Instructions to follow:
Output every line exactly as written. Leave out pictures.

========

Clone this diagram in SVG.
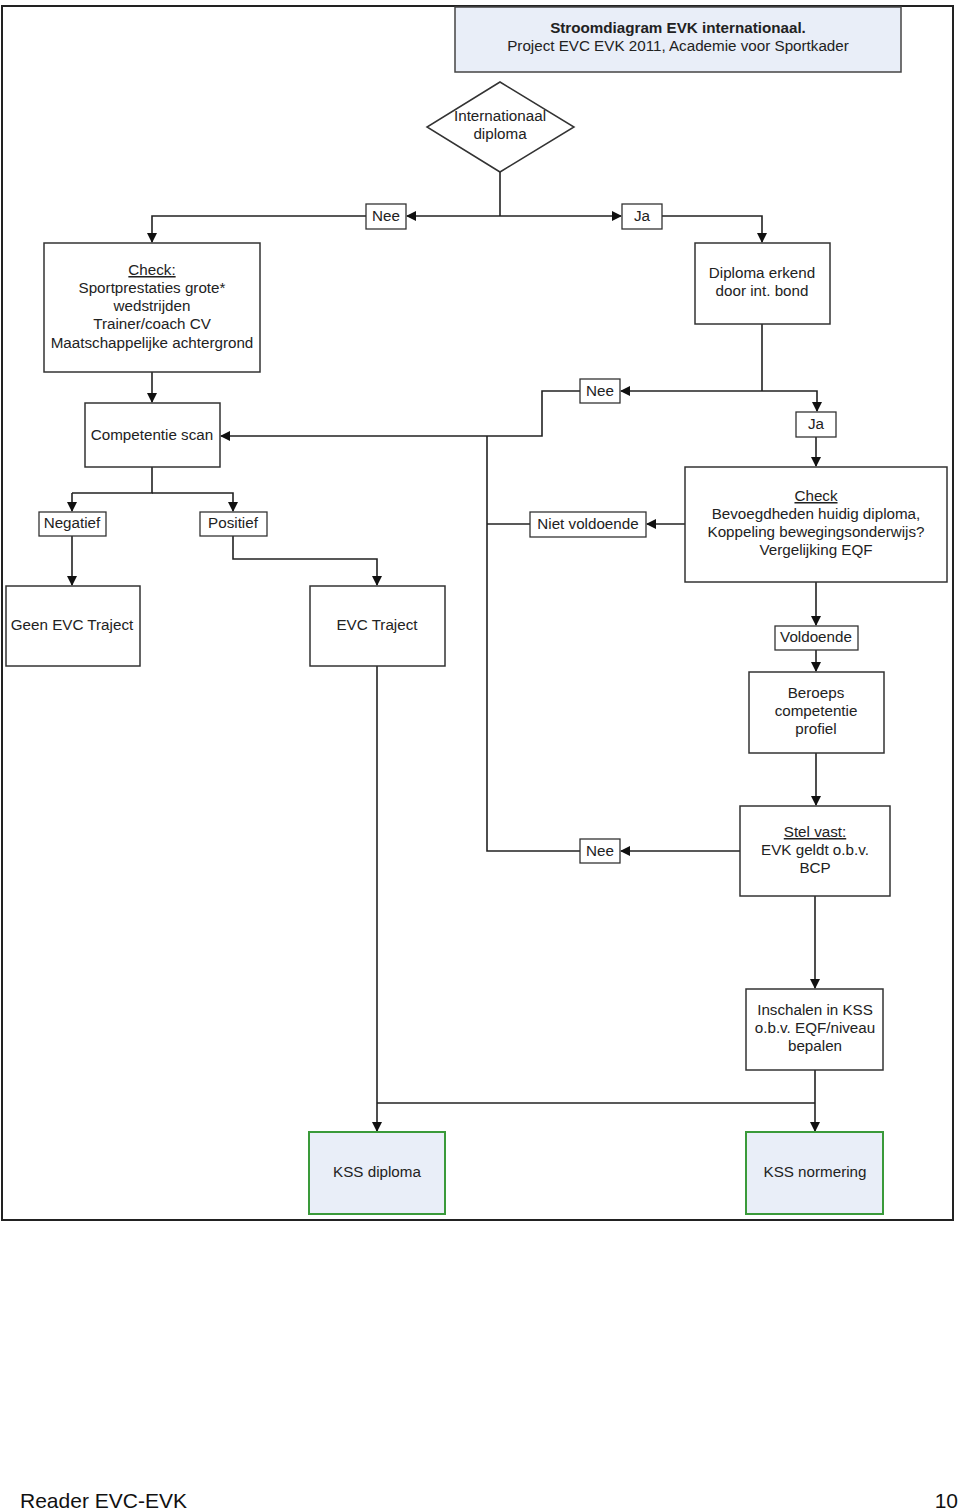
<svg xmlns="http://www.w3.org/2000/svg" width="960" height="1510" viewBox="0 0 960 1510">
<defs>
<marker id="ah" markerWidth="10" markerHeight="10" refX="9" refY="5" orient="auto" markerUnits="userSpaceOnUse">
<path d="M0,0 L10,5 L0,10 z" fill="#111"/>
</marker>
<style>
.box{fill:#fff;stroke:#333;stroke-width:1.5}
.lbl{fill:#fff;stroke:#333;stroke-width:1.3}
.hl{fill:#e9eef8;stroke:#444;stroke-width:1.5}
.gr{fill:#e9eef8;stroke:#3a9a3a;stroke-width:2}
.t{font-family:"Liberation Sans",Arial,sans-serif;font-size:15.2px;fill:#222;text-anchor:middle}
.c{fill:none;stroke:#222;stroke-width:1.6}
.ca{fill:none;stroke:#222;stroke-width:1.6;marker-end:url(#ah)}
</style>
</defs>
<rect x="2" y="6" width="951" height="1214" fill="#fff" stroke="#222" stroke-width="2"/>
<g id="connectors">
<path class="c" d="M500,172 V216"/>
<path class="ca" d="M500,216 H407"/>
<path class="ca" d="M500,216 H621"/>
<path class="ca" d="M366,216 H152 V242"/>
<path class="ca" d="M662,216 H762 V242"/>
<path class="ca" d="M152,372 V402"/>
<path class="c" d="M762,324 V391"/>
<path class="ca" d="M762,391 H621"/>
<path class="ca" d="M762,391 H817 V411"/>
<path class="ca" d="M580,391 H542 V436 H221"/>
<path class="ca" d="M816,437 V466"/>
<path class="ca" d="M685,524 H647"/>
<path class="c" d="M530,524 H487"/>
<path class="c" d="M487,436 V851 H580"/>
<path class="ca" d="M740,851 H621"/>
<path class="ca" d="M816,582 V625"/>
<path class="ca" d="M816,650 V671"/>
<path class="ca" d="M816,753 V805"/>
<path class="ca" d="M815,896 V988"/>
<path class="ca" d="M815,1070 V1131"/>
<path class="c" d="M377,1103 H815"/>
<path class="ca" d="M377,666 V1131"/>
<path class="c" d="M152,467 V493 H72"/>
<path class="ca" d="M72,493 V511"/>
<path class="ca" d="M152,493 H233 V511"/>
<path class="ca" d="M72,536 V585"/>
<path class="ca" d="M233,536 V559 H377 V585"/>
</g>
<g id="title">
<rect class="hl" x="455" y="7" width="446" height="65"/>
<text class="t" x="678" y="33" font-weight="bold">Stroomdiagram EVK internationaal.</text>
<text class="t" x="678" y="51">Project EVC EVK 2011, Academie voor Sportkader</text>
</g>
<g id="diamond">
<polygon points="500,82 574,127 500,172 427,127" fill="#fff" stroke="#333" stroke-width="1.5"/>
<text class="t" x="500" y="121">Internationaal</text>
<text class="t" x="500" y="139">diploma</text>
</g>
<g id="lbl-nee1"><rect class="lbl" x="366" y="204" width="40" height="25"/><text class="t" x="386" y="221">Nee</text></g>
<g id="lbl-ja1"><rect class="lbl" x="622" y="204" width="40" height="25"/><text class="t" x="642" y="221">Ja</text></g>
<g id="check-left">
<rect class="box" x="44" y="243" width="216" height="129"/>
<text class="t" x="152" y="275" text-decoration="underline">Check:</text>
<text class="t" x="152" y="293">Sportprestaties grote*</text>
<text class="t" x="152" y="311">wedstrijden</text>
<text class="t" x="152" y="329">Trainer/coach CV</text>
<text class="t" x="152" y="348">Maatschappelijke achtergrond</text>
</g>
<g id="diploma-erkend">
<rect class="box" x="695" y="243" width="135" height="81"/>
<text class="t" x="762" y="278">Diploma erkend</text>
<text class="t" x="762" y="296">door int. bond</text>
</g>
<g id="lbl-nee2"><rect class="lbl" x="580" y="379" width="40" height="24"/><text class="t" x="600" y="396">Nee</text></g>
<g id="lbl-ja2"><rect class="lbl" x="796" y="412" width="40" height="25"/><text class="t" x="816" y="429">Ja</text></g>
<g id="competentie-scan">
<rect class="box" x="85" y="403" width="135" height="64"/>
<text class="t" x="152" y="440">Competentie scan</text>
</g>
<g id="check-right">
<rect class="box" x="685" y="467" width="262" height="115"/>
<text class="t" x="816" y="501" text-decoration="underline">Check</text>
<text class="t" x="816" y="519">Bevoegdheden huidig diploma,</text>
<text class="t" x="816" y="537">Koppeling bewegingsonderwijs?</text>
<text class="t" x="816" y="555">Vergelijking EQF</text>
</g>
<g id="lbl-niet-voldoende"><rect class="lbl" x="530" y="512" width="116" height="25"/><text class="t" x="588" y="529">Niet voldoende</text></g>
<g id="lbl-negatief"><rect class="lbl" x="39" y="512" width="67" height="24"/><text class="t" x="72" y="528">Negatief</text></g>
<g id="lbl-positief"><rect class="lbl" x="200" y="512" width="67" height="24"/><text class="t" x="233" y="528">Positief</text></g>
<g id="geen-evc">
<rect class="box" x="6" y="586" width="134" height="80"/>
<text class="t" x="72" y="630">Geen EVC Traject</text>
</g>
<g id="evc-traject">
<rect class="box" x="310" y="586" width="135" height="80"/>
<text class="t" x="377" y="630">EVC Traject</text>
</g>
<g id="lbl-voldoende"><rect class="lbl" x="775" y="626" width="83" height="24"/><text class="t" x="816" y="642">Voldoende</text></g>
<g id="beroeps">
<rect class="box" x="749" y="672" width="135" height="81"/>
<text class="t" x="816" y="698">Beroeps</text>
<text class="t" x="816" y="716">competentie</text>
<text class="t" x="816" y="734">profiel</text>
</g>
<g id="stel-vast">
<rect class="box" x="740" y="806" width="150" height="90"/>
<text class="t" x="815" y="837" text-decoration="underline">Stel vast:</text>
<text class="t" x="815" y="855">EVK geldt o.b.v.</text>
<text class="t" x="815" y="873">BCP</text>
</g>
<g id="lbl-nee3"><rect class="lbl" x="580" y="839" width="40" height="24"/><text class="t" x="600" y="856">Nee</text></g>
<g id="inschalen">
<rect class="box" x="746" y="989" width="137" height="81"/>
<text class="t" x="815" y="1015">Inschalen in KSS</text>
<text class="t" x="815" y="1033">o.b.v. EQF/niveau</text>
<text class="t" x="815" y="1051">bepalen</text>
</g>
<g id="kss-diploma">
<rect class="gr" x="309" y="1132" width="136" height="82"/>
<text class="t" x="377" y="1177">KSS diploma</text>
</g>
<g id="kss-normering">
<rect class="gr" x="746" y="1132" width="137" height="82"/>
<text class="t" x="815" y="1177">KSS normering</text>
</g>
<text x="20" y="1508" font-family="Liberation Sans,Arial,sans-serif" font-size="21" fill="#111">Reader EVC-EVK</text>
<text x="958" y="1508" font-family="Liberation Sans,Arial,sans-serif" font-size="21" fill="#111" text-anchor="end">10</text>
</svg>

========

Result below:
Clone this diagram in SVG.
<svg xmlns="http://www.w3.org/2000/svg" width="960" height="1510" viewBox="0 0 960 1510">
<defs>
<marker id="ah" markerWidth="10" markerHeight="10" refX="9" refY="5" orient="auto" markerUnits="userSpaceOnUse">
<path d="M0,0 L10,5 L0,10 z" fill="#111"/>
</marker>
<style>
.box{fill:#fff;stroke:#333;stroke-width:1.5}
.lbl{fill:#fff;stroke:#333;stroke-width:1.3}
.hl{fill:#e9eef8;stroke:#444;stroke-width:1.5}
.gr{fill:#e9eef8;stroke:#3a9a3a;stroke-width:2}
.t{font-family:"Liberation Sans",Arial,sans-serif;font-size:15.2px;fill:#222;text-anchor:middle}
.c{fill:none;stroke:#222;stroke-width:1.6}
.ca{fill:none;stroke:#222;stroke-width:1.6;marker-end:url(#ah)}
</style>
</defs>
<rect x="2" y="6" width="951" height="1214" fill="#fff" stroke="#222" stroke-width="2"/>
<g id="connectors">
<path class="c" d="M500,172 V216"/>
<path class="ca" d="M500,216 H407"/>
<path class="ca" d="M500,216 H621"/>
<path class="ca" d="M366,216 H152 V242"/>
<path class="ca" d="M662,216 H762 V242"/>
<path class="ca" d="M152,372 V402"/>
<path class="c" d="M762,324 V391"/>
<path class="ca" d="M762,391 H621"/>
<path class="ca" d="M762,391 H817 V411"/>
<path class="ca" d="M580,391 H542 V436 H221"/>
<path class="ca" d="M816,437 V466"/>
<path class="ca" d="M685,524 H647"/>
<path class="c" d="M530,524 H487"/>
<path class="c" d="M487,436 V851 H580"/>
<path class="ca" d="M740,851 H621"/>
<path class="ca" d="M816,582 V625"/>
<path class="ca" d="M816,650 V671"/>
<path class="ca" d="M816,753 V805"/>
<path class="ca" d="M815,896 V988"/>
<path class="ca" d="M815,1070 V1131"/>
<path class="c" d="M377,1103 H815"/>
<path class="ca" d="M377,666 V1131"/>
<path class="c" d="M152,467 V493 H72"/>
<path class="ca" d="M72,493 V511"/>
<path class="ca" d="M152,493 H233 V511"/>
<path class="ca" d="M72,536 V585"/>
<path class="ca" d="M233,536 V559 H377 V585"/>
</g>
<g id="title">
<rect class="hl" x="455" y="7" width="446" height="65"/>
<text class="t" x="678" y="33" font-weight="bold">Stroomdiagram EVK internationaal.</text>
<text class="t" x="678" y="51">Project EVC EVK 2011, Academie voor Sportkader</text>
</g>
<g id="diamond">
<polygon points="500,82 574,127 500,172 427,127" fill="#fff" stroke="#333" stroke-width="1.5"/>
<text class="t" x="500" y="121">Internationaal</text>
<text class="t" x="500" y="139">diploma</text>
</g>
<g id="lbl-nee1"><rect class="lbl" x="366" y="204" width="40" height="25"/><text class="t" x="386" y="221">Nee</text></g>
<g id="lbl-ja1"><rect class="lbl" x="622" y="204" width="40" height="25"/><text class="t" x="642" y="221">Ja</text></g>
<g id="check-left">
<rect class="box" x="44" y="243" width="216" height="129"/>
<text class="t" x="152" y="275" text-decoration="underline">Check:</text>
<text class="t" x="152" y="293">Sportprestaties grote*</text>
<text class="t" x="152" y="311">wedstrijden</text>
<text class="t" x="152" y="329">Trainer/coach CV</text>
<text class="t" x="152" y="348">Maatschappelijke achtergrond</text>
</g>
<g id="diploma-erkend">
<rect class="box" x="695" y="243" width="135" height="81"/>
<text class="t" x="762" y="278">Diploma erkend</text>
<text class="t" x="762" y="296">door int. bond</text>
</g>
<g id="lbl-nee2"><rect class="lbl" x="580" y="379" width="40" height="24"/><text class="t" x="600" y="396">Nee</text></g>
<g id="lbl-ja2"><rect class="lbl" x="796" y="412" width="40" height="25"/><text class="t" x="816" y="429">Ja</text></g>
<g id="competentie-scan">
<rect class="box" x="85" y="403" width="135" height="64"/>
<text class="t" x="152" y="440">Competentie scan</text>
</g>
<g id="check-right">
<rect class="box" x="685" y="467" width="262" height="115"/>
<text class="t" x="816" y="501" text-decoration="underline">Check</text>
<text class="t" x="816" y="519">Bevoegdheden huidig diploma,</text>
<text class="t" x="816" y="537">Koppeling bewegingsonderwijs?</text>
<text class="t" x="816" y="555">Vergelijking EQF</text>
</g>
<g id="lbl-niet-voldoende"><rect class="lbl" x="530" y="512" width="116" height="25"/><text class="t" x="588" y="529">Niet voldoende</text></g>
<g id="lbl-negatief"><rect class="lbl" x="39" y="512" width="67" height="24"/><text class="t" x="72" y="528">Negatief</text></g>
<g id="lbl-positief"><rect class="lbl" x="200" y="512" width="67" height="24"/><text class="t" x="233" y="528">Positief</text></g>
<g id="geen-evc">
<rect class="box" x="6" y="586" width="134" height="80"/>
<text class="t" x="72" y="630">Geen EVC Traject</text>
</g>
<g id="evc-traject">
<rect class="box" x="310" y="586" width="135" height="80"/>
<text class="t" x="377" y="630">EVC Traject</text>
</g>
<g id="lbl-voldoende"><rect class="lbl" x="775" y="626" width="83" height="24"/><text class="t" x="816" y="642">Voldoende</text></g>
<g id="beroeps">
<rect class="box" x="749" y="672" width="135" height="81"/>
<text class="t" x="816" y="698">Beroeps</text>
<text class="t" x="816" y="716">competentie</text>
<text class="t" x="816" y="734">profiel</text>
</g>
<g id="stel-vast">
<rect class="box" x="740" y="806" width="150" height="90"/>
<text class="t" x="815" y="837" text-decoration="underline">Stel vast:</text>
<text class="t" x="815" y="855">EVK geldt o.b.v.</text>
<text class="t" x="815" y="873">BCP</text>
</g>
<g id="lbl-nee3"><rect class="lbl" x="580" y="839" width="40" height="24"/><text class="t" x="600" y="856">Nee</text></g>
<g id="inschalen">
<rect class="box" x="746" y="989" width="137" height="81"/>
<text class="t" x="815" y="1015">Inschalen in KSS</text>
<text class="t" x="815" y="1033">o.b.v. EQF/niveau</text>
<text class="t" x="815" y="1051">bepalen</text>
</g>
<g id="kss-diploma">
<rect class="gr" x="309" y="1132" width="136" height="82"/>
<text class="t" x="377" y="1177">KSS diploma</text>
</g>
<g id="kss-normering">
<rect class="gr" x="746" y="1132" width="137" height="82"/>
<text class="t" x="815" y="1177">KSS normering</text>
</g>
<text x="20" y="1508" font-family="Liberation Sans,Arial,sans-serif" font-size="21" fill="#111">Reader EVC-EVK</text>
<text x="958" y="1508" font-family="Liberation Sans,Arial,sans-serif" font-size="21" fill="#111" text-anchor="end">10</text>
</svg>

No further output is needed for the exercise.